> [TASK INSTRUCTIONS] Write out the listing below exactly, and omit any images you find in it.

● ● ●

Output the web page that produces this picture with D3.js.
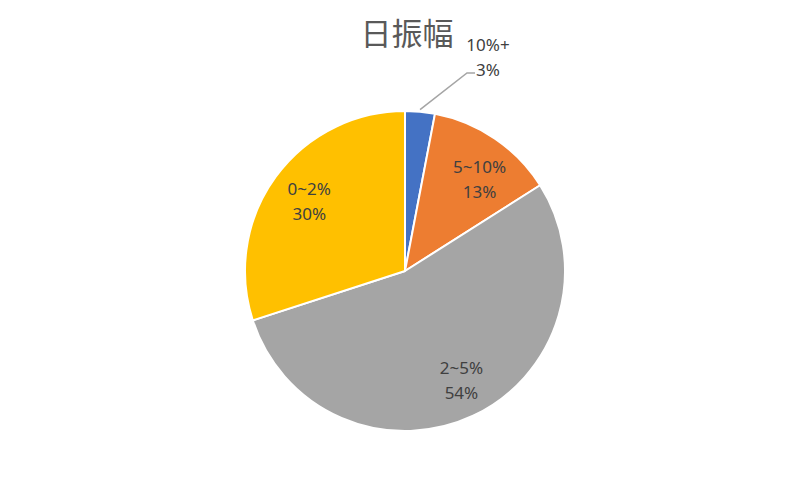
<!DOCTYPE html>
<html>
<head>
<meta charset="utf-8">
<script src="https://cdn.jsdelivr.net/npm/d3@7"></script>
<style>
  body { margin: 0; background: #fff; }
  svg { display: block; }
</style>
</head>
<body>
<svg id="chart" width="810" height="479"></svg>
<script>
// slice data, clockwise from 12 o'clock
const categories = ["10%+", "5~10%", "2~5%", "0~2%"];
const values = [3, 13, 54, 30];
const colors = ["#4472C4", "#ED7D31", "#A5A5A5", "#FFC000"];
const title = "日振幅";

const width = 810, height = 479;
const cx = 405, cy = 271, radius = 160;

const svg = d3.select("#chart");

svg.append("text")
    .attr("x", 407)
    .attr("y", 45)
    .attr("text-anchor", "middle")
    .attr("fill", "#595959")
    .style("font-family", "'Noto Sans CJK SC', sans-serif")
    .style("font-size", "31px")
    .text(title);

const data = categories.map((c, i) => ({ label: c, value: values[i], color: colors[i] }));

const pie = d3.pie().sort(null).value(d => d.value);
const arcs = pie(data);

const arc = d3.arc().innerRadius(0).outerRadius(radius);
const labelArc = d3.arc().innerRadius(radius * 0.74).outerRadius(radius * 0.74);
const edgeArc = d3.arc().innerRadius(radius).outerRadius(radius);

const g = svg.append("g").attr("transform", `translate(${cx},${cy})`);

g.selectAll("path.slice")
    .data(arcs)
    .enter()
    .append("path")
    .attr("class", "slice")
    .attr("d", arc)
    .attr("fill", d => d.data.color)
    .attr("stroke", "#fff")
    .attr("stroke-width", 2)
    .attr("stroke-linejoin", "round");

const fmt = v => Math.round(v) + "%";
const total = d3.sum(values);

// small slice gets an outside label with a leader line
const outside = d => d.data.value / total < 0.05;

const lab = g.selectAll("g.lab")
    .data(arcs)
    .enter()
    .append("g")
    .attr("class", "lab")
    .attr("transform", d => {
        if (outside(d)) return "translate(83,-214)";
        const [x, y] = labelArc.centroid(d);
        // nudge similar to excel best-fit placement
        return `translate(${x + (d.index === 1 ? 8 : d.index === 2 ? 6 : 0)},${y + (d.index === 1 ? 6 : d.index === 2 ? 2 : 0)})`;
    });

lab.append("text")
    .attr("text-anchor", "middle")
    .attr("fill", "#404040")
    .style("font-family", "'Noto Sans', 'Noto Sans CJK SC', sans-serif")
    .style("font-size", "17px")
    .selectAll("tspan")
    .data(d => [d.data.label, fmt(d.data.value / total * 100)])
    .enter()
    .append("tspan")
    .attr("x", 0)
    .attr("y", (d, i) => i === 0 ? -6 : 19)
    .text(d => d);

arcs.filter(outside).forEach(d => {
    const [ex, ey] = edgeArc.centroid(d);
    g.append("polyline")
        .attr("points", [[ex, ey - 2], [62, -198], [70, -198]].map(p => p.join(",")).join(" "))
        .attr("fill", "none")
        .attr("stroke", "#A5A5A5")
        .attr("stroke-width", 1.5);
});
</script>
</body>
</html>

● ● ●

> [ANSWER TO THIS EXERCISE]
Output the web page that produces this picture with D3.js.
<!DOCTYPE html>
<html>
<head>
<meta charset="utf-8">
<script src="https://cdn.jsdelivr.net/npm/d3@7"></script>
<style>
  body { margin: 0; background: #fff; }
  svg { display: block; }
</style>
</head>
<body>
<svg id="chart" width="810" height="479"></svg>
<script>
// slice data, clockwise from 12 o'clock
const categories = ["10%+", "5~10%", "2~5%", "0~2%"];
const values = [3, 13, 54, 30];
const colors = ["#4472C4", "#ED7D31", "#A5A5A5", "#FFC000"];
const title = "日振幅";

const width = 810, height = 479;
const cx = 405, cy = 271, radius = 160;

const svg = d3.select("#chart");

svg.append("text")
    .attr("x", 407)
    .attr("y", 45)
    .attr("text-anchor", "middle")
    .attr("fill", "#595959")
    .style("font-family", "'Noto Sans CJK SC', sans-serif")
    .style("font-size", "31px")
    .text(title);

const data = categories.map((c, i) => ({ label: c, value: values[i], color: colors[i] }));

const pie = d3.pie().sort(null).value(d => d.value);
const arcs = pie(data);

const arc = d3.arc().innerRadius(0).outerRadius(radius);
const labelArc = d3.arc().innerRadius(radius * 0.74).outerRadius(radius * 0.74);
const edgeArc = d3.arc().innerRadius(radius).outerRadius(radius);

const g = svg.append("g").attr("transform", `translate(${cx},${cy})`);

g.selectAll("path.slice")
    .data(arcs)
    .enter()
    .append("path")
    .attr("class", "slice")
    .attr("d", arc)
    .attr("fill", d => d.data.color)
    .attr("stroke", "#fff")
    .attr("stroke-width", 2)
    .attr("stroke-linejoin", "round");

const fmt = v => Math.round(v) + "%";
const total = d3.sum(values);

// small slice gets an outside label with a leader line
const outside = d => d.data.value / total < 0.05;

const lab = g.selectAll("g.lab")
    .data(arcs)
    .enter()
    .append("g")
    .attr("class", "lab")
    .attr("transform", d => {
        if (outside(d)) return "translate(83,-214)";
        const [x, y] = labelArc.centroid(d);
        // nudge similar to excel best-fit placement
        return `translate(${x + (d.index === 1 ? 8 : d.index === 2 ? 6 : 0)},${y + (d.index === 1 ? 6 : d.index === 2 ? 2 : 0)})`;
    });

lab.append("text")
    .attr("text-anchor", "middle")
    .attr("fill", "#404040")
    .style("font-family", "'Noto Sans', 'Noto Sans CJK SC', sans-serif")
    .style("font-size", "17px")
    .selectAll("tspan")
    .data(d => [d.data.label, fmt(d.data.value / total * 100)])
    .enter()
    .append("tspan")
    .attr("x", 0)
    .attr("y", (d, i) => i === 0 ? -6 : 19)
    .text(d => d);

arcs.filter(outside).forEach(d => {
    const [ex, ey] = edgeArc.centroid(d);
    g.append("polyline")
        .attr("points", [[ex, ey - 2], [62, -198], [70, -198]].map(p => p.join(",")).join(" "))
        .attr("fill", "none")
        .attr("stroke", "#A5A5A5")
        .attr("stroke-width", 1.5);
});
</script>
</body>
</html>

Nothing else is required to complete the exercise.